The Conversion of Saul emphasized the intimacy of conversion. Caravaggio further reduced the number of figures to three. The canvas is almost entirely occupied by a heavy workhorse and its handler, pausing as Saul lies on the ground. The inverted gymnast Jesus of Michelangelo is gone, and all that is left is His light, which, unnoticed by the animal or its master, beams down on Saul alone. Saul’s spiritual awakening is personal, and he receives it open-armed. Caravaggio uses minimalist tones of brown and beige in most of the space, until he reaches Saul. There the palette ignites as the red cloak spread below him and the orange cuirass evoke the colors of fire. Caravaggio’s hues illustrate the kindling of the Holy Spirit as Saul begins his transformation into the Apostle of the Gentiles.
Caravaggio did absorb one important lesson from Michelangelo as he worked on his canvasses. Michelangelo’s Pauline compositions focused downwards in both frescoes, leading through the jumble of characters to the heroes placed at the lower edge of the work. Traditionally, art tended to lift the eye upwards in compositions, but Michelangelo’s inverted V-shape challenged that.

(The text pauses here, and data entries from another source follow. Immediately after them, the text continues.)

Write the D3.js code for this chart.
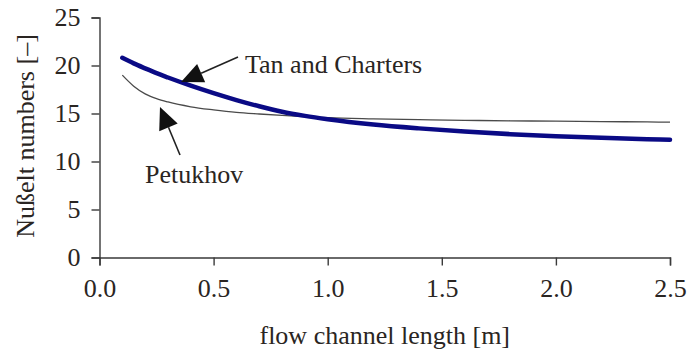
<!DOCTYPE html>
<html>
<head>
<meta charset="utf-8">
<script src="https://cdn.jsdelivr.net/npm/d3@7"></script>
<style>
  html, body { margin: 0; padding: 0; background: #fff; }
  svg { display: block; }
  text { font-family: "Liberation Serif", "Times New Roman", serif; fill: #2a2522; }
</style>
</head>
<body>
<svg id="chart" width="688" height="354"></svg>
<script>
// Nusselt number along the flow channel, two correlations
const channelLength = [0.1, 0.15, 0.2, 0.25, 0.3, 0.4, 0.5, 0.6, 0.7, 0.8, 0.9, 1.0, 1.2, 1.4, 1.6, 1.8, 2.0, 2.2, 2.4, 2.5];
const tanCharters   = [20.8, 20.22, 19.7, 19.2, 18.75, 17.9, 17.12, 16.4, 15.75, 15.18, 14.75, 14.4, 13.85, 13.45, 13.12, 12.85, 12.64, 12.47, 12.33, 12.27];
const petukhov      = [19.0, 17.85, 17.05, 16.55, 16.2, 15.7, 15.38, 15.12, 14.95, 14.8, 14.68, 14.57, 14.45, 14.36, 14.29, 14.24, 14.2, 14.16, 14.12, 14.1];
const xTicks = [0, 0.5, 1.0, 1.5, 2.0, 2.5];
const yTicks = [0, 5, 10, 15, 20, 25];
const xTitle = "flow channel length [m]";
const yTitle = "Nußelt numbers [–]";

const svg = d3.select("#chart");
const x = d3.scaleLinear().domain([0, 2.5]).range([99.5, 670]);
const y = d3.scaleLinear().domain([0, 25]).range([257.5, 17.5]);
const axisColor = "#3a3a3a";
const fontSize = 26;
const serif = '"Liberation Serif", "Times New Roman", serif';

// x axis
const gx = svg.append("g").attr("transform", `translate(0,${y(0)})`)
  .call(d3.axisBottom(x).tickValues(xTicks).tickFormat(d3.format(".1f")).tickSizeOuter(0).tickSize(8).tickPadding(13));
// y axis
const gy = svg.append("g").attr("transform", `translate(${x(0)},0)`)
  .call(d3.axisLeft(y).tickValues(yTicks).tickSizeOuter(0).tickSize(8).tickPadding(11));

[gx, gy].forEach(g => {
  g.attr("font-family", serif);
  g.select(".domain").attr("stroke", axisColor).attr("stroke-width", 1.4);
  g.selectAll(".tick line").attr("stroke", axisColor).attr("stroke-width", 1.4);
  g.selectAll(".tick text").attr("font-size", fontSize)
    .style("font-family", serif).attr("fill", "#2a2522");
});
gx.selectAll(".tick text").attr("dy", "0.71em");

// axis titles
svg.append("text").attr("x", (x(0) + x(2.5)) / 2).attr("y", 344)
  .attr("text-anchor", "middle").attr("font-size", fontSize).text(xTitle);
svg.append("text").attr("transform", "translate(34,136) rotate(-90)")
  .attr("text-anchor", "middle").attr("font-size", fontSize).text(yTitle);

// curves
const line = (vals) => d3.line().x((d, i) => x(channelLength[i])).y(d => y(d)).curve(d3.curveMonotoneX)(vals);
svg.append("path").attr("d", line(petukhov)).attr("fill", "none")
  .attr("stroke", "#4a4a4a").attr("stroke-width", 1.3);
svg.append("path").attr("d", line(tanCharters)).attr("fill", "none")
  .attr("stroke", "#0a0a85").attr("stroke-width", 4.5).attr("stroke-linecap", "round");

// annotation arrows
function arrow(from, to) {
  const [x1, y1] = from, [x2, y2] = to;
  const ang = Math.atan2(y2 - y1, x2 - x1);
  const len = 22, half = 10;
  const bx = x2 - len * Math.cos(ang), by = y2 - len * Math.sin(ang);
  const px = -Math.sin(ang) * half, py = Math.cos(ang) * half;
  svg.append("line").attr("x1", x1).attr("y1", y1).attr("x2", bx).attr("y2", by)
    .attr("stroke", "#222").attr("stroke-width", 1.6);
  svg.append("path")
    .attr("d", `M${x2},${y2}L${bx + px},${by + py}L${bx - px},${by - py}Z`)
    .attr("fill", "#111");
}
arrow([238, 57], [181, 82]);
arrow([180, 155], [160, 107]);

svg.append("text").attr("x", 245).attr("y", 73).attr("font-size", fontSize).text("Tan and Charters");
svg.append("text").attr("x", 145).attr("y", 183).attr("font-size", fontSize).text("Petukhov");
</script>
</body>
</html>
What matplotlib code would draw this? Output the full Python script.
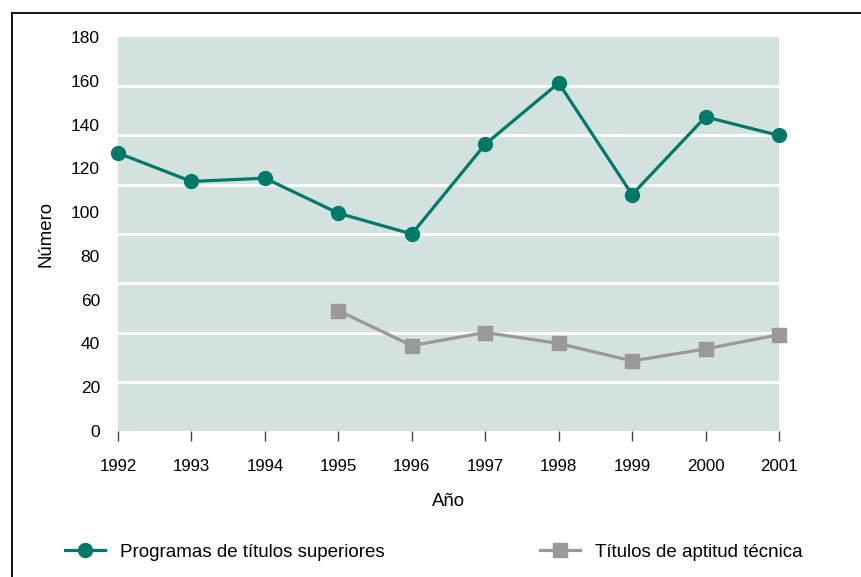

Caravaggio would take it much further in his art, stressing prostrate protagonists at the bottom of his canvases. This humble position, prone and vulnerable, became a favorite of the artist, reminding the faithful, who would often have to bow to examine his works more closely, that humility is the key to sanctity. Peter and Paul accepted the humiliations of sin, error, derision, and persecution, but emerged purified and powerful ready to navigate the fledgling church into its great journey through centuries, continued by the unbroken line of Peter’s successors.